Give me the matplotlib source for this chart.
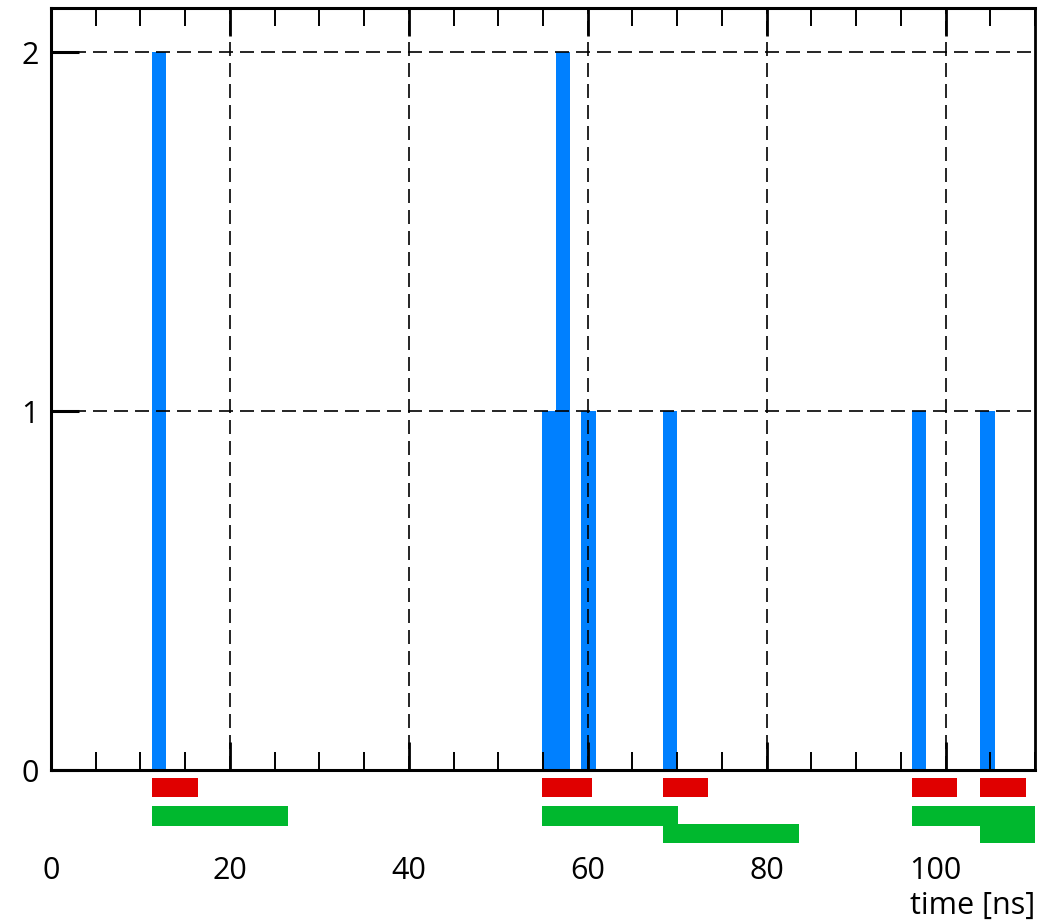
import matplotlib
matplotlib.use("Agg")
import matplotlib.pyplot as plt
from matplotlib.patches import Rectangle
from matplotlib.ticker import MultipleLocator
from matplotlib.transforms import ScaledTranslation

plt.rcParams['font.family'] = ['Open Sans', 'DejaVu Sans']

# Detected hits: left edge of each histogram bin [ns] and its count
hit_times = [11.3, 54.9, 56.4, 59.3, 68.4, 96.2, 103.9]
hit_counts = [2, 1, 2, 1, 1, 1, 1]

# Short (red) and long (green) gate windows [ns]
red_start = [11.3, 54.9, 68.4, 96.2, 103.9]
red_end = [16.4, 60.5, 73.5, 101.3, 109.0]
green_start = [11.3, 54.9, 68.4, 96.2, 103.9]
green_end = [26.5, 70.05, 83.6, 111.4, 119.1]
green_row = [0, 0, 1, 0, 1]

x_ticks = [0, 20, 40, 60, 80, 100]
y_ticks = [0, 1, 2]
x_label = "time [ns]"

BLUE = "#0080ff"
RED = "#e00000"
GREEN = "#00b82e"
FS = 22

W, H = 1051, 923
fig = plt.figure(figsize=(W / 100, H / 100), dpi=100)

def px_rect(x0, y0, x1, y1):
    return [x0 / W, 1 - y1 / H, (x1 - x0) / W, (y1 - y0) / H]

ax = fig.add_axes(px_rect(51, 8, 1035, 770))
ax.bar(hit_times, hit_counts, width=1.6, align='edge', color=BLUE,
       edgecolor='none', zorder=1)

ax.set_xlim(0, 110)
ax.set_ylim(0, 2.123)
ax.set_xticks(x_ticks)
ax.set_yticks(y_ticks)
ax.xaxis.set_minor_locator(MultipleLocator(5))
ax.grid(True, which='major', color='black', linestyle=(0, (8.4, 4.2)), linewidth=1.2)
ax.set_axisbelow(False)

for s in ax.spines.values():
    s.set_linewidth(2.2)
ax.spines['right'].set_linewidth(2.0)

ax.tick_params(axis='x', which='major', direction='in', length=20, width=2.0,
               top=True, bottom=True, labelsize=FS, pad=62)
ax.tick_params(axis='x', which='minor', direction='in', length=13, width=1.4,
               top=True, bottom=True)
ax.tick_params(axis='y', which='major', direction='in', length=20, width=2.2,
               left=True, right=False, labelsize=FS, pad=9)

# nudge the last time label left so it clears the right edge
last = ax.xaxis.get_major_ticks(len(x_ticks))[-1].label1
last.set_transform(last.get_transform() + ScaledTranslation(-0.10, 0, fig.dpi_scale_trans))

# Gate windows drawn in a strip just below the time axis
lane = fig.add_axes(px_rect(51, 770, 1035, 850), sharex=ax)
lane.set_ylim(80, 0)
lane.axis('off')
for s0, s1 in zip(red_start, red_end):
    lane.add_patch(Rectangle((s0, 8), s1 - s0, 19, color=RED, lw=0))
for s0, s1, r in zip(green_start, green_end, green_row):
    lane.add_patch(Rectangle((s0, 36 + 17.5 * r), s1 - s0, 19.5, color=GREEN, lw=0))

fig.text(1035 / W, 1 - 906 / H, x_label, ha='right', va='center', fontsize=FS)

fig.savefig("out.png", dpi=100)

**Short exercise:** All of the material above should be reproduced exactly, except the pictures.

**Correct answer:**
Give me the matplotlib source for this chart.
import matplotlib
matplotlib.use("Agg")
import matplotlib.pyplot as plt
from matplotlib.patches import Rectangle
from matplotlib.ticker import MultipleLocator
from matplotlib.transforms import ScaledTranslation

plt.rcParams['font.family'] = ['Open Sans', 'DejaVu Sans']

# Detected hits: left edge of each histogram bin [ns] and its count
hit_times = [11.3, 54.9, 56.4, 59.3, 68.4, 96.2, 103.9]
hit_counts = [2, 1, 2, 1, 1, 1, 1]

# Short (red) and long (green) gate windows [ns]
red_start = [11.3, 54.9, 68.4, 96.2, 103.9]
red_end = [16.4, 60.5, 73.5, 101.3, 109.0]
green_start = [11.3, 54.9, 68.4, 96.2, 103.9]
green_end = [26.5, 70.05, 83.6, 111.4, 119.1]
green_row = [0, 0, 1, 0, 1]

x_ticks = [0, 20, 40, 60, 80, 100]
y_ticks = [0, 1, 2]
x_label = "time [ns]"

BLUE = "#0080ff"
RED = "#e00000"
GREEN = "#00b82e"
FS = 22

W, H = 1051, 923
fig = plt.figure(figsize=(W / 100, H / 100), dpi=100)

def px_rect(x0, y0, x1, y1):
    return [x0 / W, 1 - y1 / H, (x1 - x0) / W, (y1 - y0) / H]

ax = fig.add_axes(px_rect(51, 8, 1035, 770))
ax.bar(hit_times, hit_counts, width=1.6, align='edge', color=BLUE,
       edgecolor='none', zorder=1)

ax.set_xlim(0, 110)
ax.set_ylim(0, 2.123)
ax.set_xticks(x_ticks)
ax.set_yticks(y_ticks)
ax.xaxis.set_minor_locator(MultipleLocator(5))
ax.grid(True, which='major', color='black', linestyle=(0, (8.4, 4.2)), linewidth=1.2)
ax.set_axisbelow(False)

for s in ax.spines.values():
    s.set_linewidth(2.2)
ax.spines['right'].set_linewidth(2.0)

ax.tick_params(axis='x', which='major', direction='in', length=20, width=2.0,
               top=True, bottom=True, labelsize=FS, pad=62)
ax.tick_params(axis='x', which='minor', direction='in', length=13, width=1.4,
               top=True, bottom=True)
ax.tick_params(axis='y', which='major', direction='in', length=20, width=2.2,
               left=True, right=False, labelsize=FS, pad=9)

# nudge the last time label left so it clears the right edge
last = ax.xaxis.get_major_ticks(len(x_ticks))[-1].label1
last.set_transform(last.get_transform() + ScaledTranslation(-0.10, 0, fig.dpi_scale_trans))

# Gate windows drawn in a strip just below the time axis
lane = fig.add_axes(px_rect(51, 770, 1035, 850), sharex=ax)
lane.set_ylim(80, 0)
lane.axis('off')
for s0, s1 in zip(red_start, red_end):
    lane.add_patch(Rectangle((s0, 8), s1 - s0, 19, color=RED, lw=0))
for s0, s1, r in zip(green_start, green_end, green_row):
    lane.add_patch(Rectangle((s0, 36 + 17.5 * r), s1 - s0, 19.5, color=GREEN, lw=0))

fig.text(1035 / W, 1 - 906 / H, x_label, ha='right', va='center', fontsize=FS)

fig.savefig("out.png", dpi=100)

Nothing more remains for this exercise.